From our discussion above, we can recognize each of these expected values:

• The expected value of $${\left(u-\mu \right)}^2$$ is the variance of the original distribution, which is $$\sigma^2$$. Since this is a definition, it is exact.
• The best possible estimate of the expected value of $${\left(u-\overline{u}\right)}^2$$ is $\sum^N_{i=1}{{\left(u_i-\overline{u}\right)}^2\left(\frac{1}{N}\right)}$
• The expected value of $${\left(\overline{u}-\mu \right)}^2$$ is the expected value of the variance of averages of $$N$$ random variables drawn from the original distribution. That is, the expected value of $${\left(\overline{u}-\mu \right)}^2$$ is what we would get if we repeatedly drew $$N$$ values from the original distribution, computed the average of each set of $$N$$ values, and then found the variance of this new distribution of average values. By the central limit theorem, this variance is $${\sigma^2}/{N}$$. Thus, the expected value of $${\left(\overline{u}-\mu \right)}^2$$ is exactly $${\sigma^2}/{N}$$.
• Since $$\left(\overline{u}-\mu \right)$$ is constant, the expected value of $$2\left(u-\overline{u}\right)\left(\overline{u}-\mu \right)$$ is $2\left(\overline{u}-\mu \right)\left[\frac{1}{N}\sum^N_{i=1}{\left(u_i-\overline{u}\right)}\right]$ which is equal to zero, because $\sum^N_{i=1}{\left(u_i-\overline{u}\right)} = \left(\sum^N_{i=1}{u_i}\right)-N\overline{u}=0$ by the definition of $$\overline{u}$$.

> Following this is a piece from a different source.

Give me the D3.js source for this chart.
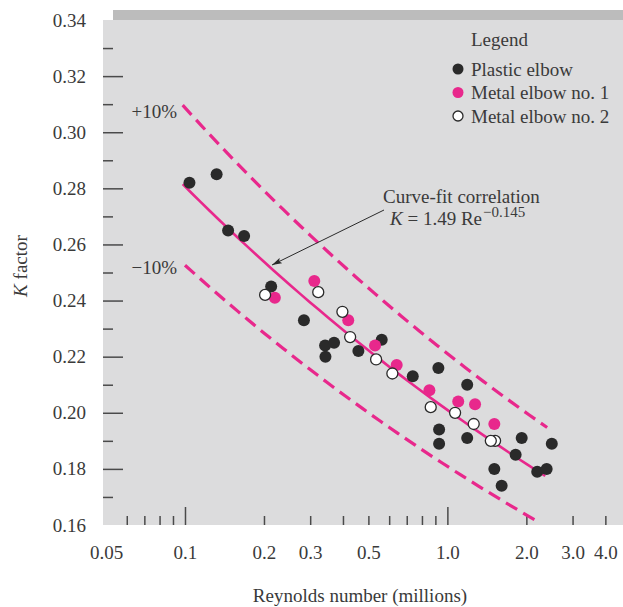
<!DOCTYPE html>
<html>
<head>
<meta charset="utf-8">
<script src="https://cdn.jsdelivr.net/npm/d3@7"></script>
<style>
  body { margin: 0; background: #fff; }
  text { font-family: "Liberation Serif", "Times New Roman", serif; fill: #3a3a3a; }
</style>
</head>
<body>
<div id="chart"></div>
<script>
// Reynolds number (millions), K factor
const plasticElbow = [
  [0.104, 0.282], [0.132, 0.285], [0.146, 0.265], [0.168, 0.263], [0.213, 0.245],
  [0.284, 0.233], [0.342, 0.224], [0.370, 0.225], [0.343, 0.220], [0.458, 0.222],
  [0.562, 0.226], [0.738, 0.213], [0.924, 0.216], [1.19, 0.210], [0.93, 0.194],
  [0.93, 0.189], [1.19, 0.191], [1.92, 0.191], [2.50, 0.189], [1.82, 0.185],
  [1.51, 0.180], [1.61, 0.174], [2.20, 0.179], [2.39, 0.180]
];
const metalElbow1 = [
  [0.220, 0.241], [0.311, 0.247], [0.419, 0.233], [0.530, 0.224], [0.641, 0.217],
  [0.854, 0.208], [1.10, 0.204], [1.275, 0.203], [1.51, 0.196]
];
const metalElbow2 = [
  [0.202, 0.242], [0.322, 0.243], [0.398, 0.236], [0.426, 0.227], [0.535, 0.219],
  [0.617, 0.214], [0.864, 0.202], [1.07, 0.200], [1.26, 0.196], [1.52, 0.190],
  [1.464, 0.190]
];

// K = 1.49 Re^-0.145 (Re in absolute units), with +/-10% bands
const fitCoef = 1.49;
const fitExp = -0.145;
const fitLines = [
  { name: "fit", factor: 1.0, from: 0.098, to: 2.36, dashed: false },
  { name: "plus10", factor: 1.1, from: 0.098, to: 2.40, dashed: true },
  { name: "minus10", factor: 0.9, from: 0.100, to: 2.25, dashed: true }
];

const yMajorTicks = [0.16, 0.18, 0.20, 0.22, 0.24, 0.26, 0.28, 0.30, 0.32, 0.34];
const yMinorTicks = [0.17, 0.19, 0.21, 0.23, 0.25, 0.27, 0.29, 0.31, 0.33];
const xLongTicks = [0.1, 1.0];
const xShortTicks = [0.06, 0.07, 0.08, 0.09, 0.2, 0.3, 0.4, 0.5, 0.6, 0.7, 0.8, 0.9, 2.0, 3.0, 4.0];
const xLabelTicks = [0.05, 0.1, 0.2, 0.3, 0.5, 1.0, 2.0, 3.0, 4.0];
const xLabelText = ["0.05", "0.1", "0.2", "0.3", "0.5", "1.0", "2.0", "3.0", "4.0"];

const legendItems = [
  { label: "Plastic elbow", fill: "#2a2a2a", stroke: "none" },
  { label: "Metal elbow no. 1", fill: "#e8288c", stroke: "none" },
  { label: "Metal elbow no. 2", fill: "#ffffff", stroke: "#2a2a2a" }
];

const width = 623, height = 607;
const plot = { left: 103, right: 623, top: 20, bottom: 525 };
const magenta = "#e8288c";
const dark = "#2a2a2a";
const fs = 19;

const svg = d3.select("#chart").append("svg")
  .attr("width", width)
  .attr("height", height);

const x = d3.scaleLog().domain([0.0487, 4.67]).range([plot.left, plot.right]);
const y = d3.scaleLinear().domain([0.16, 0.34]).range([plot.bottom, plot.top]);

// background
svg.append("rect")
  .attr("x", 113).attr("y", 10)
  .attr("width", plot.right - 113).attr("height", 10)
  .attr("fill", "#bcbcbc");
svg.append("rect")
  .attr("x", plot.left).attr("y", plot.top)
  .attr("width", plot.right - plot.left).attr("height", plot.bottom - plot.top)
  .attr("fill", "#dcdcdd");

svg.append("clipPath").attr("id", "plotClip")
  .append("rect")
  .attr("x", plot.left).attr("y", plot.top)
  .attr("width", plot.right - plot.left).attr("height", plot.bottom - plot.top);

// y axis
const yMajor = svg.append("g")
  .attr("transform", `translate(${plot.left},0)`)
  .call(d3.axisLeft(y).tickValues(yMajorTicks).tickSize(-20).tickPadding(17).tickFormat(d3.format(".2f")));
const yMinor = svg.append("g")
  .attr("transform", `translate(${plot.left},0)`)
  .call(d3.axisLeft(y).tickValues(yMinorTicks).tickSize(-10).tickFormat(""));
[yMajor, yMinor].forEach(g => {
  g.select(".domain").remove();
  g.selectAll("line").attr("stroke", "#4a4a4a").attr("stroke-width", 1.5);
  g.selectAll("text").attr("font-size", fs).attr("fill", "#3a3a3a")
    .attr("font-family", "Liberation Serif");
});
yMajor.selectAll(".tick").filter(d => d === 0.16 || d === 0.34).select("line").remove();

// x axis
const xLong = svg.append("g")
  .attr("transform", `translate(0,${plot.bottom})`)
  .call(d3.axisBottom(x).tickValues(xLongTicks).tickSize(-18).tickFormat(""));
const xShort = svg.append("g")
  .attr("transform", `translate(0,${plot.bottom})`)
  .call(d3.axisBottom(x).tickValues(xShortTicks).tickSize(-9).tickFormat(""));
const xLabels = svg.append("g")
  .attr("transform", `translate(0,${plot.bottom})`)
  .call(d3.axisBottom(x).tickValues(xLabelTicks).tickSize(0).tickPadding(21)
    .tickFormat((d, i) => xLabelText[i]));
[xLong, xShort, xLabels].forEach(g => {
  g.select(".domain").remove();
  g.selectAll("line").attr("stroke", "#4a4a4a").attr("stroke-width", 1.5);
  g.selectAll("text").attr("font-size", fs).attr("fill", "#3a3a3a")
    .attr("font-family", "Liberation Serif");
});

// axis titles
svg.append("text")
  .attr("x", 360).attr("y", 602)
  .attr("text-anchor", "middle")
  .attr("font-size", fs)
  .text("Reynolds number (millions)");

const yTitle = svg.append("text")
  .attr("transform", "translate(27,266) rotate(-90)")
  .attr("text-anchor", "middle")
  .attr("font-size", fs);
yTitle.append("tspan").attr("font-style", "italic").text("K");
yTitle.append("tspan").text(" factor");

// fit lines
const lineGen = d3.line()
  .x(d => x(d[0]))
  .y(d => y(d[1]));

const linesG = svg.append("g").attr("clip-path", "url(#plotClip)");
fitLines.forEach(f => {
  const lo = Math.log10(f.from), hi = Math.log10(f.to);
  const pts = d3.range(0, 41).map(i => {
    const re = Math.pow(10, lo + (hi - lo) * i / 40);
    return [re, f.factor * fitCoef * Math.pow(re * 1e6, fitExp)];
  });
  linesG.append("path")
    .datum(pts)
    .attr("d", lineGen)
    .attr("fill", "none")
    .attr("stroke", magenta)
    .attr("stroke-width", f.dashed ? 3.2 : 2.6)
    .attr("stroke-dasharray", f.dashed ? "13,7" : null);
});

// band labels
svg.append("text").attr("x", 177).attr("y", 118).attr("text-anchor", "end")
  .attr("font-size", fs).text("+10%");
svg.append("text").attr("x", 177).attr("y", 274).attr("text-anchor", "end")
  .attr("font-size", fs).text("\u221210%");

// annotation
svg.append("defs").append("marker")
  .attr("id", "arrow")
  .attr("viewBox", "0 0 10 6")
  .attr("refX", 10).attr("refY", 3)
  .attr("markerWidth", 10).attr("markerHeight", 6)
  .attr("markerUnits", "userSpaceOnUse")
  .attr("orient", "auto")
  .append("path")
  .attr("d", "M0,0 L10,3 L0,6 L2,3 Z")
  .attr("fill", "#2a2a2a");

svg.append("line")
  .attr("x1", 384).attr("y1", 210)
  .attr("x2", 272).attr("y2", 265)
  .attr("stroke", "#2a2a2a").attr("stroke-width", 1)
  .attr("marker-end", "url(#arrow)");

svg.append("text").attr("x", 383).attr("y", 203).attr("font-size", fs)
  .text("Curve-fit correlation");
const eq = svg.append("text").attr("x", 390).attr("y", 225).attr("font-size", fs);
eq.append("tspan").attr("font-style", "italic").text("K");
eq.append("tspan").text(" = 1.49 Re");
eq.append("tspan").attr("font-size", 15).attr("dx", 1).attr("dy", -8.5).text("\u22120.145");

// data points
const pointsG = svg.append("g");
pointsG.selectAll(".plastic")
  .data(plasticElbow)
  .join("circle")
  .attr("class", "plastic")
  .attr("cx", d => x(d[0])).attr("cy", d => y(d[1]))
  .attr("r", 6)
  .attr("fill", dark);
pointsG.selectAll(".metal1")
  .data(metalElbow1)
  .join("circle")
  .attr("class", "metal1")
  .attr("cx", d => x(d[0])).attr("cy", d => y(d[1]))
  .attr("r", 6)
  .attr("fill", magenta);
pointsG.selectAll(".metal2")
  .data(metalElbow2)
  .join("circle")
  .attr("class", "metal2")
  .attr("cx", d => x(d[0])).attr("cy", d => y(d[1]))
  .attr("r", 5.5)
  .attr("fill", "#fff")
  .attr("stroke", dark)
  .attr("stroke-width", 1.3);

// legend
const legend = svg.append("g");
legend.append("text").attr("x", 471).attr("y", 46).attr("font-size", fs).text("Legend");
legend.selectAll(".item")
  .data(legendItems)
  .join("g")
  .attr("class", "item")
  .attr("transform", (d, i) => `translate(458,${69 + i * 23.5})`)
  .each(function (d) {
    const g = d3.select(this);
    g.append("circle")
      .attr("r", d.stroke === "none" ? 5.5 : 5)
      .attr("fill", d.fill)
      .attr("stroke", d.stroke)
      .attr("stroke-width", 1.3);
    g.append("text")
      .attr("x", 13).attr("y", 6.5)
      .attr("font-size", fs)
      .text(d.label);
  });
</script>
</body>
</html>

Substituting, our expression for the expected value of $${\left(u-\mu \right)}^2$$ becomes:

$\sigma^2\approx \sum^N_{i=1} \left(u_i-\overline{u}\right)^2\left(\frac{1}{N}\right)+\frac{\sigma^2}{N}$

so that

$\sigma^2\left(1-\frac{1}{N}\right)=\sigma^2\left(\frac{N-1}{N}\right)\approx \sum^N_{i=1} \frac{\left(u_i-\overline{u}\right)^2}{N}$

and

$\sigma^2 \approx \sum^N_{i=1} \frac{\left(u_i-\overline{u}\right)^2}{N-1}$

That is, as originally stated, when we must use $$\overline{u}$$ rather than the true mean, $$\mu$$, in the sum of squared differences, the best possible estimate of $$\sigma^2$$, usually denoted $$s^2$$, is obtained by dividing by $$N-1$$, rather than by $$N$$.